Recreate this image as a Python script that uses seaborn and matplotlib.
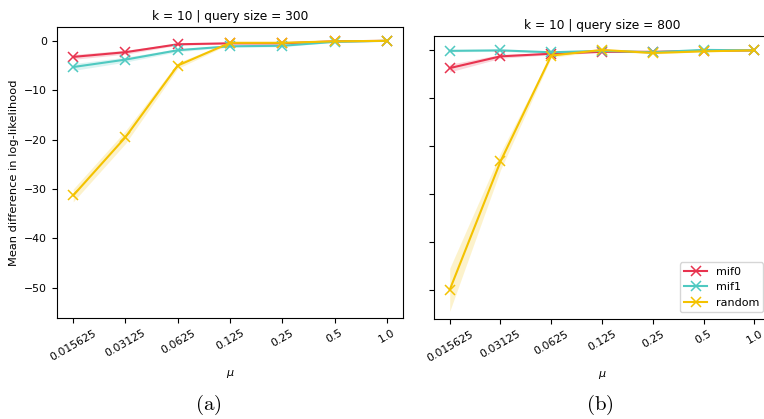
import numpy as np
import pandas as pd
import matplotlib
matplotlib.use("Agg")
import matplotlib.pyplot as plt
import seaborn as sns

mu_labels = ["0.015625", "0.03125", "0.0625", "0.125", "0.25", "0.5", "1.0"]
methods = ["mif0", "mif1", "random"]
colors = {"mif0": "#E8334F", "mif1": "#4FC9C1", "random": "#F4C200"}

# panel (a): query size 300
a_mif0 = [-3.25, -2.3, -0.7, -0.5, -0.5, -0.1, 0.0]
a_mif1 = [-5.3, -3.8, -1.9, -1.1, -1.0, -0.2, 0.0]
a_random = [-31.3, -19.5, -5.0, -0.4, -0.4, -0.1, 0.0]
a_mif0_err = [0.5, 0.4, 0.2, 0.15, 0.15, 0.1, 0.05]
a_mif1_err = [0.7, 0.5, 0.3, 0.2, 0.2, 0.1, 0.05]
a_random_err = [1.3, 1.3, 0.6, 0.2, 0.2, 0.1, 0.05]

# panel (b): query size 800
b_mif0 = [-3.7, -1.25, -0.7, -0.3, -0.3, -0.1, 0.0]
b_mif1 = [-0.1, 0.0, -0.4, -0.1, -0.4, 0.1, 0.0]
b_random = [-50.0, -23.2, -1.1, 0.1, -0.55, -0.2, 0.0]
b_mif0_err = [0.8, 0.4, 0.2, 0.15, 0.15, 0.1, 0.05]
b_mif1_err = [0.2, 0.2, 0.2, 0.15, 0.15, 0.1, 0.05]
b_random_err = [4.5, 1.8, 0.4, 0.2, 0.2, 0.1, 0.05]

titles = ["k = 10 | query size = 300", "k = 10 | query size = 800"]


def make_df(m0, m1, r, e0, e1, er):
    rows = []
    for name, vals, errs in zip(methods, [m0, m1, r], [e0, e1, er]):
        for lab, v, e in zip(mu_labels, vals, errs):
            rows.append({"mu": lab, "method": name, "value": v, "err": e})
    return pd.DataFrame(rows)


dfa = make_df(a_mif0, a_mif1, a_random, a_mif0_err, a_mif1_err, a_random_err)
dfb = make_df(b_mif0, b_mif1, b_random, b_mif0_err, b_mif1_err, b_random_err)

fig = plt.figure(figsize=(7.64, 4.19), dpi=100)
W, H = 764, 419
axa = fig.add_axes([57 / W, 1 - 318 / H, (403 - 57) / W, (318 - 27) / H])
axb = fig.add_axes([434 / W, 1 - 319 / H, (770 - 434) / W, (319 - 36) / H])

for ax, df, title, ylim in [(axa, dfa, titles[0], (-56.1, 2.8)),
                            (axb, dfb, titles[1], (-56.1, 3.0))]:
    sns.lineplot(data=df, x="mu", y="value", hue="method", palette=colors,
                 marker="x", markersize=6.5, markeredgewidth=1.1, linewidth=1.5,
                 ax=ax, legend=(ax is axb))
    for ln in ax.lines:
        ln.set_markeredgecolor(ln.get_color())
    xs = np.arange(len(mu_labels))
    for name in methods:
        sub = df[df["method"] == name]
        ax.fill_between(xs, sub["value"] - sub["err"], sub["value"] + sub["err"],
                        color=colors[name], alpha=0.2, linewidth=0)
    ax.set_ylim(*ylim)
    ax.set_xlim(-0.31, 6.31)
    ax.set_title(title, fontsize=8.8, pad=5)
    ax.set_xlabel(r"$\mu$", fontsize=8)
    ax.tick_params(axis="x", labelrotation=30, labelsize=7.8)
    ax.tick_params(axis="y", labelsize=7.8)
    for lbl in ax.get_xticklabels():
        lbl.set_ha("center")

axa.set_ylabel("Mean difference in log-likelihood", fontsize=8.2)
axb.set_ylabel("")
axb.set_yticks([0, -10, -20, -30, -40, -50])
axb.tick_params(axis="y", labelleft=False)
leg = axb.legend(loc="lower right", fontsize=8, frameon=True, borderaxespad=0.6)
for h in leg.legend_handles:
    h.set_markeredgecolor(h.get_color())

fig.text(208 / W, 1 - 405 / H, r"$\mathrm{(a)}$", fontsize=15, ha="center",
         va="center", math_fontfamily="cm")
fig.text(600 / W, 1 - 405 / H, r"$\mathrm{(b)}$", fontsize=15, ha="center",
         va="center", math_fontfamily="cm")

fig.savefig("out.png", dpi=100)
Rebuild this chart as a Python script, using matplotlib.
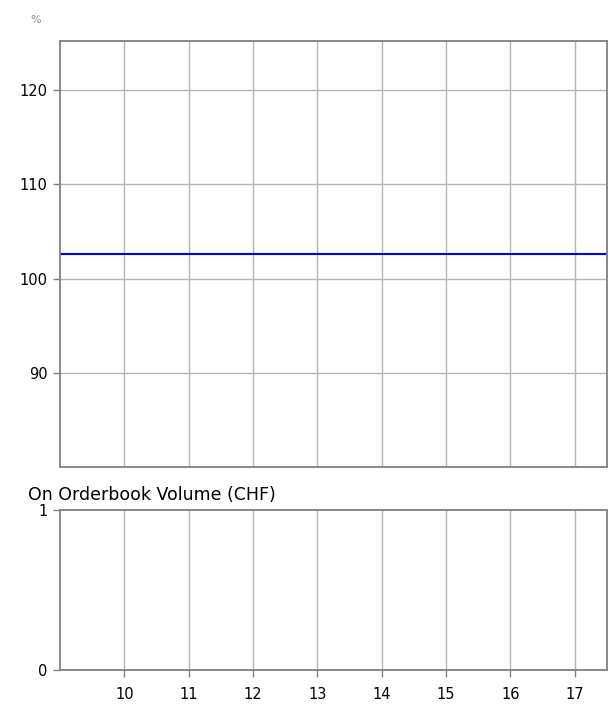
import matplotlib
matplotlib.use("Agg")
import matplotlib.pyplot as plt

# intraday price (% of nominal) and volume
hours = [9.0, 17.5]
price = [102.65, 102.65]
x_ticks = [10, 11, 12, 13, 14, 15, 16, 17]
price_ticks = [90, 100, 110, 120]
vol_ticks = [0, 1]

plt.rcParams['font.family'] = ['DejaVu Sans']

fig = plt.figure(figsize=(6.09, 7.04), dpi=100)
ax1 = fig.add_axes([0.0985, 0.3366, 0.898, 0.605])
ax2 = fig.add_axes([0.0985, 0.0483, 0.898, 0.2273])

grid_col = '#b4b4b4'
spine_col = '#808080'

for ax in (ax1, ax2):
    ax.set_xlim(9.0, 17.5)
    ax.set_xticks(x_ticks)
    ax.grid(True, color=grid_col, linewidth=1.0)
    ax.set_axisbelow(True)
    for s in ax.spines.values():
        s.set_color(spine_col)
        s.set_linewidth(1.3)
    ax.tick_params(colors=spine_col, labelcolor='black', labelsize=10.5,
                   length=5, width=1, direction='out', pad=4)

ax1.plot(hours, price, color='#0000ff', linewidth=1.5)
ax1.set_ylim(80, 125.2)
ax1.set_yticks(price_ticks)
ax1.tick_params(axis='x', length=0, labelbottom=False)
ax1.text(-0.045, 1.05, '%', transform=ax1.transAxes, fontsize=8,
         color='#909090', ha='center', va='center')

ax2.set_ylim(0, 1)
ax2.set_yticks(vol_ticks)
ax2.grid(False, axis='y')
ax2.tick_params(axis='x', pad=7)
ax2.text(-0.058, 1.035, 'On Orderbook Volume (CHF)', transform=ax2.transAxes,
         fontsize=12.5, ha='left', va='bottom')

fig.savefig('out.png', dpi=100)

▬▬▬▬▬▬▬▬▬▬

From the first line of the material down to the line containing "import seaborn as sns", inclusive, return each line exactly, skipping any picture.

• SOLUTION TO THE EXERCISE
Recreate this image as a Python script that uses seaborn and matplotlib.
import numpy as np
import pandas as pd
import matplotlib
matplotlib.use("Agg")
import matplotlib.pyplot as plt
import seaborn as sns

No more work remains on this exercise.